Repeat the material exactly from its first line to the line that includes "ax.spines[s].set_linewidth(1.2)". Skip pictures.
=== INFORMATION SHOWN ===
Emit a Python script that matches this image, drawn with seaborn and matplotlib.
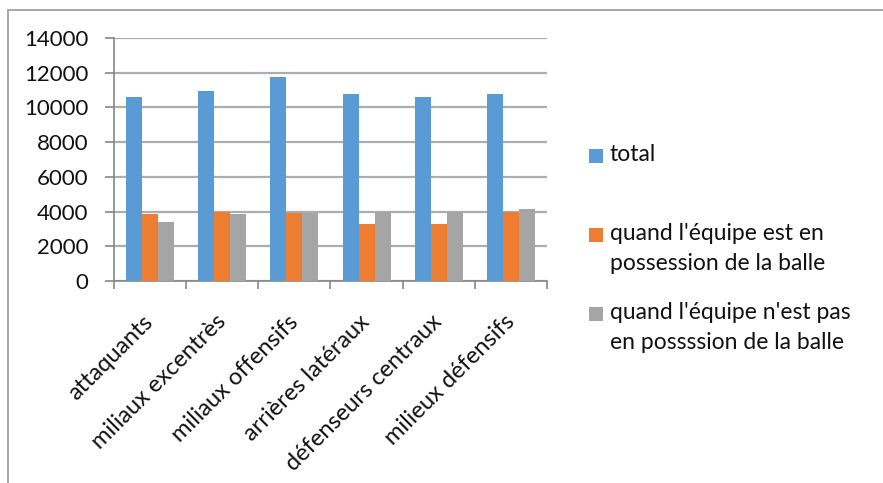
import matplotlib
matplotlib.use("Agg")
import matplotlib.pyplot as plt
from matplotlib.patches import Rectangle
import seaborn as sns
import pandas as pd

# Données : nombre de courses par poste
postes = ["attaquants", "miliaux excentrès", "miliaux offensifs",
          "arrières latéraux", "défenseurs centraux", "milieux défensifs"]
total = [10600, 10950, 11750, 10750, 10600, 10750]
avec_ballon = [3870, 4000, 3920, 3290, 3290, 4000]
sans_ballon = [3400, 3870, 3920, 4000, 4000, 4150]

series = ["total",
          "quand l'équipe est en\npossession de la balle",
          "quand l'équipe n'est pas\nen possssion de la balle"]
couleurs = ["#5B9BD5", "#ED7D31", "#A5A5A5"]
yticks = [0, 2000, 4000, 6000, 8000, 10000, 12000, 14000]

df = pd.DataFrame({
    "poste": postes * 3,
    "valeur": total + avec_ballon + sans_ballon,
    "serie": [series[0]] * 6 + [series[1]] * 6 + [series[2]] * 6,
})

sns.set_theme(style="white")
plt.rcParams["font.family"] = ["Lato", "DejaVu Sans"]

W, H = 883, 483
fig = plt.figure(figsize=(W / 100, H / 100), dpi=100)
ax = fig.add_axes([114 / W, 1 - 281 / H, (547 - 114) / W, (281 - 38) / H])

sns.barplot(data=df, x="poste", y="valeur", hue="serie", order=postes,
            hue_order=series, palette=couleurs, width=0.665,
            linewidth=0, saturation=1, legend=False, ax=ax, zorder=3)

grid_c = "#ADADAD"
axis_c = "#868686"
ax.set_ylim(0, 14000)
ax.set_xlim(-0.5, len(postes) - 0.5)
ax.set_yticks(yticks)
ax.set_yticklabels([str(v) for v in yticks])
ax.yaxis.grid(True, color=grid_c, linewidth=1.6, zorder=0)
ax.set_axisbelow(True)
ax.set_xlabel("")
ax.set_ylabel("")

for s in ["top", "right"]:
    ax.spines[s].set_visible(False)
for s in ["left", "bottom"]:
    ax.spines[s].set_color(axis_c)
    ax.spines[s].set_linewidth(1.2)

ax.tick_params(axis="y", which="major", left=True, length=6.5, width=1.2,
               color=axis_c, labelsize=16, labelcolor="#111111", pad=12)
# étiquettes au centre des groupes, graduations aux séparations
ax.set_xticks(range(len(postes)))
ax.set_xticks([i - 0.5 for i in range(len(postes) + 1)], minor=True)
ax.tick_params(axis="x", which="major", bottom=False, length=0,
               labelsize=17, labelcolor="#111111", pad=27)
ax.tick_params(axis="x", which="minor", bottom=True, length=5.5,
               width=1.2, color=axis_c)
for lab in ax.get_xticklabels():
    lab.set_rotation(45)
    lab.set_ha("right")
    lab.set_va("center")
    lab.set_rotation_mode("anchor")

# légende à droite du graphique
leg_y = [156, 235, 314]
for name, col, y in zip(series, couleurs, leg_y):
    fig.add_artist(Rectangle((589 / W, 1 - (y + 7) / H), 14 / W, 14 / H,
                             transform=fig.transFigure, color=col, lw=0))
    fig.text(610 / W, 1 - (y - 12) / H, name, fontsize=16.5, color="#111111",
             ha="left", va="top", linespacing=1.55)

# cadre du graphique
fig.add_artist(Rectangle((8 / W, -0.1), 1.2, 1 - 10 / H + 0.1,
                         transform=fig.transFigure, fill=False,
                         edgecolor="#A0A0A0", lw=1.3, clip_on=False))

fig.savefig("out.png", dpi=100)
===
### [FULL RESPONSE]
Emit a Python script that matches this image, drawn with seaborn and matplotlib.
import matplotlib
matplotlib.use("Agg")
import matplotlib.pyplot as plt
from matplotlib.patches import Rectangle
import seaborn as sns
import pandas as pd

# Données : nombre de courses par poste
postes = ["attaquants", "miliaux excentrès", "miliaux offensifs",
          "arrières latéraux", "défenseurs centraux", "milieux défensifs"]
total = [10600, 10950, 11750, 10750, 10600, 10750]
avec_ballon = [3870, 4000, 3920, 3290, 3290, 4000]
sans_ballon = [3400, 3870, 3920, 4000, 4000, 4150]

series = ["total",
          "quand l'équipe est en\npossession de la balle",
          "quand l'équipe n'est pas\nen possssion de la balle"]
couleurs = ["#5B9BD5", "#ED7D31", "#A5A5A5"]
yticks = [0, 2000, 4000, 6000, 8000, 10000, 12000, 14000]

df = pd.DataFrame({
    "poste": postes * 3,
    "valeur": total + avec_ballon + sans_ballon,
    "serie": [series[0]] * 6 + [series[1]] * 6 + [series[2]] * 6,
})

sns.set_theme(style="white")
plt.rcParams["font.family"] = ["Lato", "DejaVu Sans"]

W, H = 883, 483
fig = plt.figure(figsize=(W / 100, H / 100), dpi=100)
ax = fig.add_axes([114 / W, 1 - 281 / H, (547 - 114) / W, (281 - 38) / H])

sns.barplot(data=df, x="poste", y="valeur", hue="serie", order=postes,
            hue_order=series, palette=couleurs, width=0.665,
            linewidth=0, saturation=1, legend=False, ax=ax, zorder=3)

grid_c = "#ADADAD"
axis_c = "#868686"
ax.set_ylim(0, 14000)
ax.set_xlim(-0.5, len(postes) - 0.5)
ax.set_yticks(yticks)
ax.set_yticklabels([str(v) for v in yticks])
ax.yaxis.grid(True, color=grid_c, linewidth=1.6, zorder=0)
ax.set_axisbelow(True)
ax.set_xlabel("")
ax.set_ylabel("")

for s in ["top", "right"]:
    ax.spines[s].set_visible(False)
for s in ["left", "bottom"]:
    ax.spines[s].set_color(axis_c)
    ax.spines[s].set_linewidth(1.2)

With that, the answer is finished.